There's plenty that's relevant here and Mand's clever writing keeps us intrigued, but the play is all technique, at the expense of any deeper insights into the characters. It was, in fact, Mand's sympathetic understanding of the two rival women in Between the Sheets that made her first play such an impressive debut. Here, she only just begins to show us hidden aspects of her three characters. Caught is meant to be short and sharp, like its predecessor. Instead, its cliffhanger ending feels more like the first-act conclusion of a full-length play.

We're certainly invested enough in the actors' performances to see them take their roles further. Ehman makes the mysterious James teasingly elusive; at times he's charmingly goofy, at other times a weasel or a crybaby.
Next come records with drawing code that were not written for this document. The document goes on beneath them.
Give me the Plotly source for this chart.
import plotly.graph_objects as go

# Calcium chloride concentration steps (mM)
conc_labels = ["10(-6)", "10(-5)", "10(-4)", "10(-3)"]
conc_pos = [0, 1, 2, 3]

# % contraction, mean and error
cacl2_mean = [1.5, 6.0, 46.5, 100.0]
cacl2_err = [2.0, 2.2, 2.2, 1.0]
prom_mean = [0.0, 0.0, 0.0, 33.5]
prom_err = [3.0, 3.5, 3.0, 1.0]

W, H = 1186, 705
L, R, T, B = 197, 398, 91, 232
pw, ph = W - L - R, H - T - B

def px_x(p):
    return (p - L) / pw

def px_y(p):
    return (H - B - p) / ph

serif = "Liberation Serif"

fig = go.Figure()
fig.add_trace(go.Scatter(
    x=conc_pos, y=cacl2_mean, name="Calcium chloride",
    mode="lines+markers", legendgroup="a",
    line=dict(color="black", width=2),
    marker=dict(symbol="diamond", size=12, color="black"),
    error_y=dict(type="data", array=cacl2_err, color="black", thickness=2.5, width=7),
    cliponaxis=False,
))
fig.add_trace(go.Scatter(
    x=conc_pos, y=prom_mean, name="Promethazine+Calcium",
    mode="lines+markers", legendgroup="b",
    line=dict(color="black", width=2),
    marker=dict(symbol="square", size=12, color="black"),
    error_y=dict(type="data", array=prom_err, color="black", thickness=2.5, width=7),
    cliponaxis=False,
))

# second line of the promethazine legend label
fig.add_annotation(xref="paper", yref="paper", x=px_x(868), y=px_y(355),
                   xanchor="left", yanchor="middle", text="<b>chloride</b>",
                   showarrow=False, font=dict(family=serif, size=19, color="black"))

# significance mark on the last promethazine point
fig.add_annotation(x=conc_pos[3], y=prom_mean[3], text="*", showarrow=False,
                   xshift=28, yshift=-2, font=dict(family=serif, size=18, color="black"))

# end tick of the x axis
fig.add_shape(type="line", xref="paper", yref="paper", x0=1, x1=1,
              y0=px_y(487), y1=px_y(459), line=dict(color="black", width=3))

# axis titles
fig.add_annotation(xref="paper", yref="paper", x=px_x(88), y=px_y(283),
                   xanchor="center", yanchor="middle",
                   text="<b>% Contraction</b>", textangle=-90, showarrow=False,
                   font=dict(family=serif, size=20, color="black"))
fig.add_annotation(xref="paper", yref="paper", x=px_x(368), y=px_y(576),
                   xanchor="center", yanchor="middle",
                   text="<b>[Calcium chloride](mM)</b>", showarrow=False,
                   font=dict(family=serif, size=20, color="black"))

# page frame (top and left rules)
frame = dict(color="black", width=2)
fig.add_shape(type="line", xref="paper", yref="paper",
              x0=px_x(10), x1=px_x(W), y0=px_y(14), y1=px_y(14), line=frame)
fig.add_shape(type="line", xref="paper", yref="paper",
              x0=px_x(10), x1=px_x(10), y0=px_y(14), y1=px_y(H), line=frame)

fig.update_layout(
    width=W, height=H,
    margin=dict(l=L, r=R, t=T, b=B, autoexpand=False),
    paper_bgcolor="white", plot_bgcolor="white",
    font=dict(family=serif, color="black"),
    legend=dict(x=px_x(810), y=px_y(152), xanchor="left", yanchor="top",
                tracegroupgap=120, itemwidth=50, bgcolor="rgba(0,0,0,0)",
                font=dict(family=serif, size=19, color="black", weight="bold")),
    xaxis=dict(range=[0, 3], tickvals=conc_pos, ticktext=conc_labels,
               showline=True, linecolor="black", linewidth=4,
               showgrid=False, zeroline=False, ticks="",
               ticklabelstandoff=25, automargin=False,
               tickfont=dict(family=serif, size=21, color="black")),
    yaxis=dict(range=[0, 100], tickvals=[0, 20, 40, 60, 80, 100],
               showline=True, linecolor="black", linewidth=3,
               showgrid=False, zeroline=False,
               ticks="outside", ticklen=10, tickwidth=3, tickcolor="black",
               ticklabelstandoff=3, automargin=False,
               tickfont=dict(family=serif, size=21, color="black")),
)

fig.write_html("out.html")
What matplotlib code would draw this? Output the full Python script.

As Trisha, Rock has the edginess of someone who is keeping secrets herself. She paces the room as if she were the one being detained. Fairbrother, as the tough but harassed Dan, is one of the most convincing cops I've ever seen onstage.
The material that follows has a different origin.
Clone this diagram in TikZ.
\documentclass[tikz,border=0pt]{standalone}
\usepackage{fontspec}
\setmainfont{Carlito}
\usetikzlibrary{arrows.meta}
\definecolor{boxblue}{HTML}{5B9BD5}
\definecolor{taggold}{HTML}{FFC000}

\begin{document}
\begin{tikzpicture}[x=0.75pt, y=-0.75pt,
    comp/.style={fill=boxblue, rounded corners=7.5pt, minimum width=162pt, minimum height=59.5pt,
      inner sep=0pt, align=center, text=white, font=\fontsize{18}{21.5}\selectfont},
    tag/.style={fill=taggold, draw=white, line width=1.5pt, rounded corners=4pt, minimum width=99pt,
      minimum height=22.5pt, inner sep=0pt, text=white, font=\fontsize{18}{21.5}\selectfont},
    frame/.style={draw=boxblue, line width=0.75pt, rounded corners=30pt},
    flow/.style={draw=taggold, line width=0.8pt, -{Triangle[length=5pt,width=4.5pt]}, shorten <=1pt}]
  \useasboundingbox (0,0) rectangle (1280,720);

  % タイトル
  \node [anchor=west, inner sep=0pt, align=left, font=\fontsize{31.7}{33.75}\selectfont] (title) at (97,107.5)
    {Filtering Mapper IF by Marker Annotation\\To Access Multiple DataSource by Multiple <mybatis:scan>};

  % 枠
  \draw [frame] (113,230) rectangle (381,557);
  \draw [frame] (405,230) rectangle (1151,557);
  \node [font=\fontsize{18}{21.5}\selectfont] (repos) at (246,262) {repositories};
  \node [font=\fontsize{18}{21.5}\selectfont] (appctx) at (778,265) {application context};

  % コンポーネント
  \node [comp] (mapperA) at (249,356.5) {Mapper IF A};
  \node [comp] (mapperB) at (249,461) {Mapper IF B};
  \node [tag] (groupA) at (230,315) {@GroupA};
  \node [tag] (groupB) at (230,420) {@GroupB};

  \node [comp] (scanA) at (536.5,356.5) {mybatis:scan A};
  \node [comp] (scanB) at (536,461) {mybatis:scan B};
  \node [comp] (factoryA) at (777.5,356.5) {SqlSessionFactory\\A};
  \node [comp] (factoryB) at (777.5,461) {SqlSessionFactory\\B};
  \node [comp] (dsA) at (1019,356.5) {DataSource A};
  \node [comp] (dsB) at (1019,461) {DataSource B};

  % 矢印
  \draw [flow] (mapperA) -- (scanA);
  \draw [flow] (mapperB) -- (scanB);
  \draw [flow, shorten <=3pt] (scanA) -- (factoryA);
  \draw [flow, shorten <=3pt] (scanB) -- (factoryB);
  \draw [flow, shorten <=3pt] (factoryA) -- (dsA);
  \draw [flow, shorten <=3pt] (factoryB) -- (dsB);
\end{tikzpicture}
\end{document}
John Thompson's production design embeds a small, dingy white room within the stage of the Passe Muraille Backspace, keeping the action tightly confined. His lighting bathes its dirt-speckled walls in florid colours when the mood gets heavy. Similarly, sound designer Debashis Sinha signals upcoming tension with a clanging musical score.

It's an entertaining show but you feel it should have more to say. I'm all for plays that leave you with something to talk about in the bar afterward. With Caught, however, you want to take the playwright out for a coffee and discuss a possible second act.

Caught runs to April 24 (passemuraille.ca).